Begin

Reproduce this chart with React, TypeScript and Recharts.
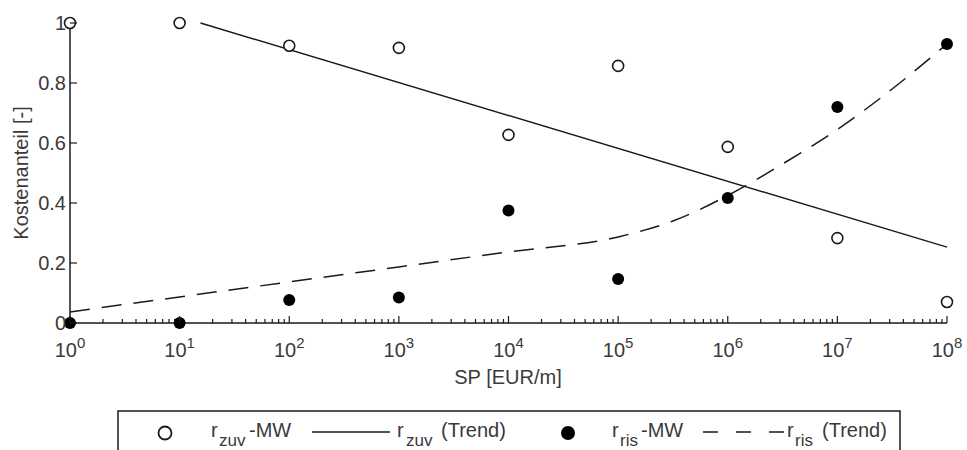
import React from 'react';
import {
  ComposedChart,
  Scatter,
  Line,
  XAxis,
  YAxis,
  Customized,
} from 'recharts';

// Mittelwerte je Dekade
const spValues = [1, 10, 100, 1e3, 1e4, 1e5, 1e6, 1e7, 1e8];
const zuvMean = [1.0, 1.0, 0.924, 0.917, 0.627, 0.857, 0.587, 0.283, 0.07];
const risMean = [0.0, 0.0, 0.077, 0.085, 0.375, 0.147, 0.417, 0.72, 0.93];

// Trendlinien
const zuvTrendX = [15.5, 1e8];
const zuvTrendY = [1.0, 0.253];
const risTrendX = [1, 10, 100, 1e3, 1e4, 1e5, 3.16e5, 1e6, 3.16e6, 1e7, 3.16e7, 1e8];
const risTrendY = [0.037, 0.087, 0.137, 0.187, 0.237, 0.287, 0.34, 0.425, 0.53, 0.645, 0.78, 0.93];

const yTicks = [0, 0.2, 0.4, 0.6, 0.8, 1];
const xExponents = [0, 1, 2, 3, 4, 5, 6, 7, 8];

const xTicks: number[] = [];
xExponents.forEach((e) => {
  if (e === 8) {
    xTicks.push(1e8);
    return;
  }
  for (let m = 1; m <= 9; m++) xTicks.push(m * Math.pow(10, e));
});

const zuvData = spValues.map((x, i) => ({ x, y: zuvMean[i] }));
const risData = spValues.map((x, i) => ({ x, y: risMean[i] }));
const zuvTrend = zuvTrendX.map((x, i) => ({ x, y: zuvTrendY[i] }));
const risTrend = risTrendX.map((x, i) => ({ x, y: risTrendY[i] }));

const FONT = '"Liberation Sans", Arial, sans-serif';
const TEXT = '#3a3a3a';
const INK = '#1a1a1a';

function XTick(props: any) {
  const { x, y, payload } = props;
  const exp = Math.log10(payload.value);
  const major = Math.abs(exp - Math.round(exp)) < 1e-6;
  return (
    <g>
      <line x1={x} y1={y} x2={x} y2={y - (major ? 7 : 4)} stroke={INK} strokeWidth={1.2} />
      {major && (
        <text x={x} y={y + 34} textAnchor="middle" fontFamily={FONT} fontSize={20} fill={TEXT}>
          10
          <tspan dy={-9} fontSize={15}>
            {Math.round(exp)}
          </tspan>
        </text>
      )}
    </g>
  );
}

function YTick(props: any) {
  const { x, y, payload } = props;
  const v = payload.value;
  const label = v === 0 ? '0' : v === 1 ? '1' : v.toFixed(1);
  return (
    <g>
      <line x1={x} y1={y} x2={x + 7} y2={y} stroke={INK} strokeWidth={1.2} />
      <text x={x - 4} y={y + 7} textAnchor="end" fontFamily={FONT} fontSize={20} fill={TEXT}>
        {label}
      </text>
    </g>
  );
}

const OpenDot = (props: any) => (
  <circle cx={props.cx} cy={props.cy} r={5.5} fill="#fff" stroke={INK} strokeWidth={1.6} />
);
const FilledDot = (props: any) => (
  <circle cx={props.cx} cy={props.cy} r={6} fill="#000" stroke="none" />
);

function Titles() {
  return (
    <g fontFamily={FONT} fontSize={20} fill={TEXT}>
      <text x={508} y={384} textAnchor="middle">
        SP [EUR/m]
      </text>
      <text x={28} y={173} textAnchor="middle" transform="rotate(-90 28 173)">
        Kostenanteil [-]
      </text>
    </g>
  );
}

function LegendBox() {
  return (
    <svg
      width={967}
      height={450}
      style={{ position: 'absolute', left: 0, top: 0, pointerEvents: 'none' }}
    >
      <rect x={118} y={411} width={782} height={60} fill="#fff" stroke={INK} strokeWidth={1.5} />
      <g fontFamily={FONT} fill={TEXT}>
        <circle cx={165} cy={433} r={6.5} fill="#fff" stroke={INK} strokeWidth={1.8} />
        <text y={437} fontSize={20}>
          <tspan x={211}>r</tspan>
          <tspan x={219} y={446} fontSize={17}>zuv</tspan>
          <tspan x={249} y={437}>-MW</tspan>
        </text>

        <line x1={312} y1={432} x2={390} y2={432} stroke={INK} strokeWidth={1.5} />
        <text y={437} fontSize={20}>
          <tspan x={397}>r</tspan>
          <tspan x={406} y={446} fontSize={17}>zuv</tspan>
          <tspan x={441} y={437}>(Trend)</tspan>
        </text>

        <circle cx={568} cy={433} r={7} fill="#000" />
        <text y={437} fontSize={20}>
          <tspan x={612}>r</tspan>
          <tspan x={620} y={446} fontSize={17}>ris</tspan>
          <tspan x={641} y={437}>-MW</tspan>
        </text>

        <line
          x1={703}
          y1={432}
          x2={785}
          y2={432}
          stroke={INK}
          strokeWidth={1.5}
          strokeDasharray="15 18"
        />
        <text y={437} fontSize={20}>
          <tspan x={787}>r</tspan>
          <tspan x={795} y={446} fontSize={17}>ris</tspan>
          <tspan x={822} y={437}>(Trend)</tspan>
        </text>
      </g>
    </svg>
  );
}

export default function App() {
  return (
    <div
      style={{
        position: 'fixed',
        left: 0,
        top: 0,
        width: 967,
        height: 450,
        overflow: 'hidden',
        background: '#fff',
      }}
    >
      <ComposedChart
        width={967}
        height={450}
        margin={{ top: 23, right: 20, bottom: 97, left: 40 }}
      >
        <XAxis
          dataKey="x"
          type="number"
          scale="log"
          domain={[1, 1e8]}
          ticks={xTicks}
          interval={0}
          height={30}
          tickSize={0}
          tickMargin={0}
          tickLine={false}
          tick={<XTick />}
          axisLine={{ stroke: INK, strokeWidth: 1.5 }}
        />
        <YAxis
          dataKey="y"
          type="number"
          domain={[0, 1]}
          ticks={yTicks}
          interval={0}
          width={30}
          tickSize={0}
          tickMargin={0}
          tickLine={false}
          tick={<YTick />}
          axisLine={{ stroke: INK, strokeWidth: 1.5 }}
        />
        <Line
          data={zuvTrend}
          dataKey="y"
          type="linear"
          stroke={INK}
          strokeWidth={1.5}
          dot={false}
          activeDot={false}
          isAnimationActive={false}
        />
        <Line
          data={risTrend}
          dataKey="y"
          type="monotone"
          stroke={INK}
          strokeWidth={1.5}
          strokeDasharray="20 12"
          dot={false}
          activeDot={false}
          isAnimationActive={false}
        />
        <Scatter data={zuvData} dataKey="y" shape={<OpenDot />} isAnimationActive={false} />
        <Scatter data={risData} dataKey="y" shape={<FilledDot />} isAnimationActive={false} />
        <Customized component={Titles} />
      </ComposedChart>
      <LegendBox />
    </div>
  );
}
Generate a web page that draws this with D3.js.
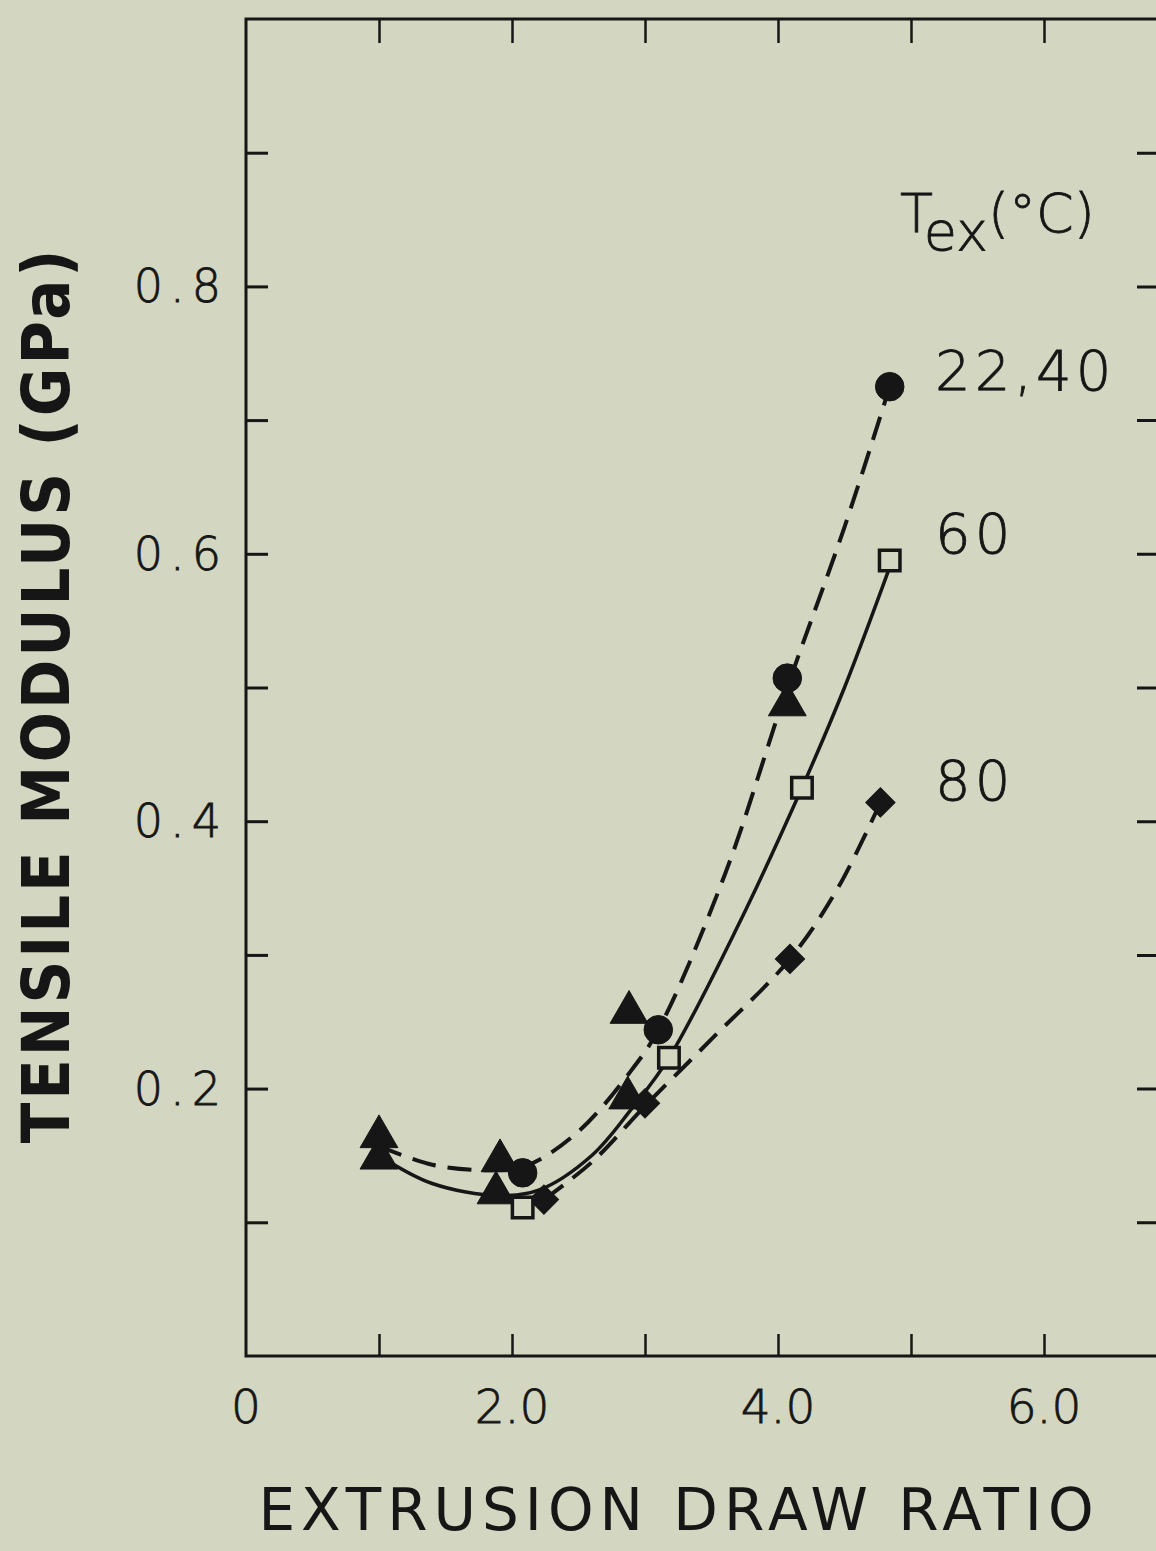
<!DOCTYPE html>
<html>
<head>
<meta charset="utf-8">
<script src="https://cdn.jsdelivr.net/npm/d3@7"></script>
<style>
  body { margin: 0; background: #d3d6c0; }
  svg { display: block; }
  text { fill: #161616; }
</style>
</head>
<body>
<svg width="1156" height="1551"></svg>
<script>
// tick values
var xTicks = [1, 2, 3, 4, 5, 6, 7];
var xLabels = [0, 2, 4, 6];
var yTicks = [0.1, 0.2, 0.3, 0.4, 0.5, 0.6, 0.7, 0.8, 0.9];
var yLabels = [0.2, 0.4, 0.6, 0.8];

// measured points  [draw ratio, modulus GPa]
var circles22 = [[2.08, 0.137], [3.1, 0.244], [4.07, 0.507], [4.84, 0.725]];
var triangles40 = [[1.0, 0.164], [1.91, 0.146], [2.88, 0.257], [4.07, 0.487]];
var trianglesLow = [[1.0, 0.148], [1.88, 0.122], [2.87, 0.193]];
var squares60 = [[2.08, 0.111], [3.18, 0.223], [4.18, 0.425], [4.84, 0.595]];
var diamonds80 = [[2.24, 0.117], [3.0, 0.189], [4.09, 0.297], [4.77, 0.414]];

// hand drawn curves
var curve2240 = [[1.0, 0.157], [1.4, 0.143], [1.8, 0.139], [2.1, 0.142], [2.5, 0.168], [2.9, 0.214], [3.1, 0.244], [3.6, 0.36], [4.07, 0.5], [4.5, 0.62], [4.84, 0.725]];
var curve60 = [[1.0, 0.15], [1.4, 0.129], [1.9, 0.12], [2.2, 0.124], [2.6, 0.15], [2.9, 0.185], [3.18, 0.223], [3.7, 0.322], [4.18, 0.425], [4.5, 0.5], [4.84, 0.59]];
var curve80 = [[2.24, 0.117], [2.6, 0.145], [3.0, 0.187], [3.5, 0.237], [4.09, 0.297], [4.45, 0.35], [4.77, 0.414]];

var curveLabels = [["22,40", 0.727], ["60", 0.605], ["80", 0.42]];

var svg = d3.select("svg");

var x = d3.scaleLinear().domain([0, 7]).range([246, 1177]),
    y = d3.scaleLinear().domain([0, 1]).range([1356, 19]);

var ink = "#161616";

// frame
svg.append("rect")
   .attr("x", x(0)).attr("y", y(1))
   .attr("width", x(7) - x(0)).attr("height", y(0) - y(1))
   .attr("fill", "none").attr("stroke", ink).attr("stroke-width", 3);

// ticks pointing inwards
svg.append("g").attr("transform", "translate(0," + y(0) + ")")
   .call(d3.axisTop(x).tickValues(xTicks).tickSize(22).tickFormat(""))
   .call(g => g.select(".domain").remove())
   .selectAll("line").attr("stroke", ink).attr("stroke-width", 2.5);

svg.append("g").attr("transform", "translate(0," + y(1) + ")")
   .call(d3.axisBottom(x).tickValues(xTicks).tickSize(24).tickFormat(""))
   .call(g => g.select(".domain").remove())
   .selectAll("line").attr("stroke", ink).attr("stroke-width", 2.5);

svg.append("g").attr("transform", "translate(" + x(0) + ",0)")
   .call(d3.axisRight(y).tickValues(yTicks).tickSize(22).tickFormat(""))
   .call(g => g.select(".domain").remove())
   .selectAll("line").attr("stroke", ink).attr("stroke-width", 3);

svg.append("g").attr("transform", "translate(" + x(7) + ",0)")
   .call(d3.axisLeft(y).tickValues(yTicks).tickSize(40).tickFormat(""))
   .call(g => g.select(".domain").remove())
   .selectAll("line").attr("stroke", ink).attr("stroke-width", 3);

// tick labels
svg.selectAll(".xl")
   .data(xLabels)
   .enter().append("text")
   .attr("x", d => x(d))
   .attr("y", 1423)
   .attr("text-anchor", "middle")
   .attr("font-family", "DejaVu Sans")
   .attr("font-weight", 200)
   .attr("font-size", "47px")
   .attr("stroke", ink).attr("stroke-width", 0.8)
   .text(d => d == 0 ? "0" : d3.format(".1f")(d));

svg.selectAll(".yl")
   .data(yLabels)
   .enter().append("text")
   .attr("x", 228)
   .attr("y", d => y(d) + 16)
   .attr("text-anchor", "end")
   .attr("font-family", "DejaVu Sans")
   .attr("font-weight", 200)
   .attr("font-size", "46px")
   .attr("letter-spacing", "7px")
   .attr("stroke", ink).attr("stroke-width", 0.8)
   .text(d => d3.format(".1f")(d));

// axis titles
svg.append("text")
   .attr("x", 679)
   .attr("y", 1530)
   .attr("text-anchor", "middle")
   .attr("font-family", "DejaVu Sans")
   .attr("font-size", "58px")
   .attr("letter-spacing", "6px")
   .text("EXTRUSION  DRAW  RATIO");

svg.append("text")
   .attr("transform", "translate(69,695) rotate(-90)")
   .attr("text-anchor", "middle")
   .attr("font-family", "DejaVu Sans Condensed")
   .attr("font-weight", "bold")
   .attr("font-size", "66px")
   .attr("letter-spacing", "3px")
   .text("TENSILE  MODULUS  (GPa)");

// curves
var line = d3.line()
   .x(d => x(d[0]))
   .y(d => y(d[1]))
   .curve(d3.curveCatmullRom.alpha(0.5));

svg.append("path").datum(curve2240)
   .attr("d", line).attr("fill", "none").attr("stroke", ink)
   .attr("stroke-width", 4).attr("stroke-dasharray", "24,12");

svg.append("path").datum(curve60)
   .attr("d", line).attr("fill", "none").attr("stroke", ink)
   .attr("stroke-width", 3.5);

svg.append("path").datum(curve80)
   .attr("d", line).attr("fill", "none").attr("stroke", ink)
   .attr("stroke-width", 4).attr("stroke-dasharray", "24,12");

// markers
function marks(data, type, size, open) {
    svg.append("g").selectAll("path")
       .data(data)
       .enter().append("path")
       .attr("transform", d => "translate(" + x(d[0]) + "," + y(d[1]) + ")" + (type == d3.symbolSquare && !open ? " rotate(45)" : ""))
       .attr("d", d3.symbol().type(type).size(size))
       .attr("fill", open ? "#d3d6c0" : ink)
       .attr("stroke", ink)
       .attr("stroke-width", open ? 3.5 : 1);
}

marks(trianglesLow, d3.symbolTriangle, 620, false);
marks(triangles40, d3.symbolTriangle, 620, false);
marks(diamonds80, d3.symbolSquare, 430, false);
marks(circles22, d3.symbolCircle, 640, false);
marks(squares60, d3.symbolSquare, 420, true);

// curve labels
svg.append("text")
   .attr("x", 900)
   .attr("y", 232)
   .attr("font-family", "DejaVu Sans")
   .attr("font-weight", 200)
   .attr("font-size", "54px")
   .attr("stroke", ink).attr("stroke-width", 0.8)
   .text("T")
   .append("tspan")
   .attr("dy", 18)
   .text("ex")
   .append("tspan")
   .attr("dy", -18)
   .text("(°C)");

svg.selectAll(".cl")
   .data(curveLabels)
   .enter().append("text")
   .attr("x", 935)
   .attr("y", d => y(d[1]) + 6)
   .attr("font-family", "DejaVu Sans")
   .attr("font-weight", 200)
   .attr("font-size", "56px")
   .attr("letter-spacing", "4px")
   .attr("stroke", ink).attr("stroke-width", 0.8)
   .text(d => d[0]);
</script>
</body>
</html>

End

From the first line of the listing above, repeat every line through the one holding "0.417, 0.72, 0.93];". Both ends count, and pictures stay out.

Final result:
Reproduce this chart with React, TypeScript and Recharts.
import React from 'react';
import {
  ComposedChart,
  Scatter,
  Line,
  XAxis,
  YAxis,
  Customized,
} from 'recharts';

// Mittelwerte je Dekade
const spValues = [1, 10, 100, 1e3, 1e4, 1e5, 1e6, 1e7, 1e8];
const zuvMean = [1.0, 1.0, 0.924, 0.917, 0.627, 0.857, 0.587, 0.283, 0.07];
const risMean = [0.0, 0.0, 0.077, 0.085, 0.375, 0.147, 0.417, 0.72, 0.93];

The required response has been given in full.